Verona, Orto botanico, osservatorio e rifugio Novezzina: la promozione del Baldo si fa in "rete"
L'intento primario è la valorizzazione del territorio a 360 gradi per creare un luogo confortevole e di istruzione. Questi due aspetti dovranno, nelle intenzioni della Provincia, saper creare un indotto di eccellenza e cultura
Per i prossimi sei anni, la gestione delle strutture del Monte Baldo saranno gestite dall'associazione temporanea di imprese formata da Cooperativa Sociale Centro di Lavoro San Giovanni Calabria e Circolo Astrofili Veronesi. Questa la decisione ufficializzata in Provincia. L'obiettivo primario è la valorizzazione dei gioielli del territorio attraverso eventi in programma fino al 2 ottobre: escursioni, laboratori, conferenze rivolte a famiglie, scuole e turisti.

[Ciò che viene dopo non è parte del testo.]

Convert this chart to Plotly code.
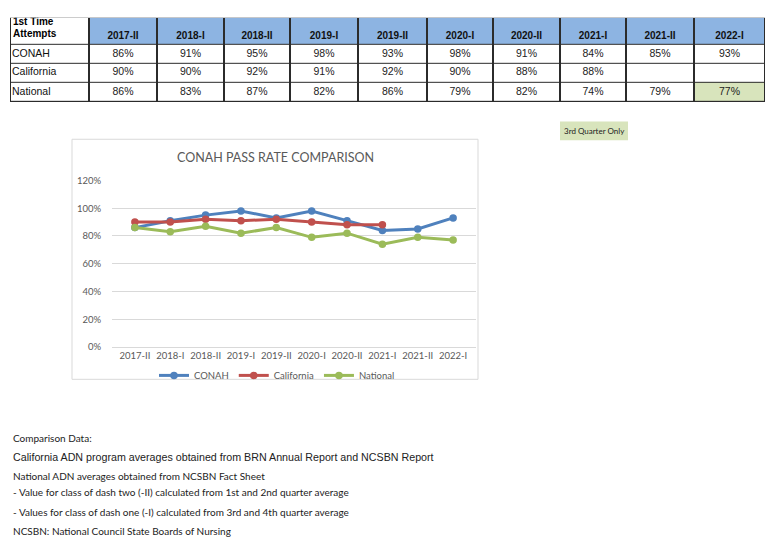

Il comprensorio del Monte Baldo è attraversato da flussi turistici importanti, attirati dal paesaggio e dagli ottimi prodotti tipici. Valorizzare quest'area significa quindi mettere in risalto un settore strategico per tutto il territorio scaligero. "Questo è possibile - spiega il presidente della Provincia, Giovanni Miozzi - anche grazie alla rete efficace dei due enti, che per i prossimi sei anni gestirà i due gioielli del Baldo: Osservatorio e Orto botanico". L'intento primario è la valorizzazione del territorio a 360 gradi per creare un luogo confortevole e di istruzione. Questi due aspetti dovranno saper creare un indotto di eccellenza e cultura. Basti pensare, ad esempio, alla crescente domanda da parte dei visitatori di cibi sani e biologici. Per tale motivo, infatti, l'Orto Botanico proporrà erbe anche nel piatto, distinguendosi per originalità e unicità”.
“Funzioni didattiche, scientifiche e di etnobotanica - segnala Daniele Zanini, direttore scientifico dell'Orto Botanico - sono solo alcuni degli scopi che una struttura come questa dovrebbe perseguire. Attualmente, in collaborazione con le università di Medicina e farmacologia, stiamo studiando quattro specie di erbe per scoprirne le proprietà benefiche. In particolare, stiamo cercando di recuperare una pianta da sempre cresciuta in situ, l'Aconitum anthora”.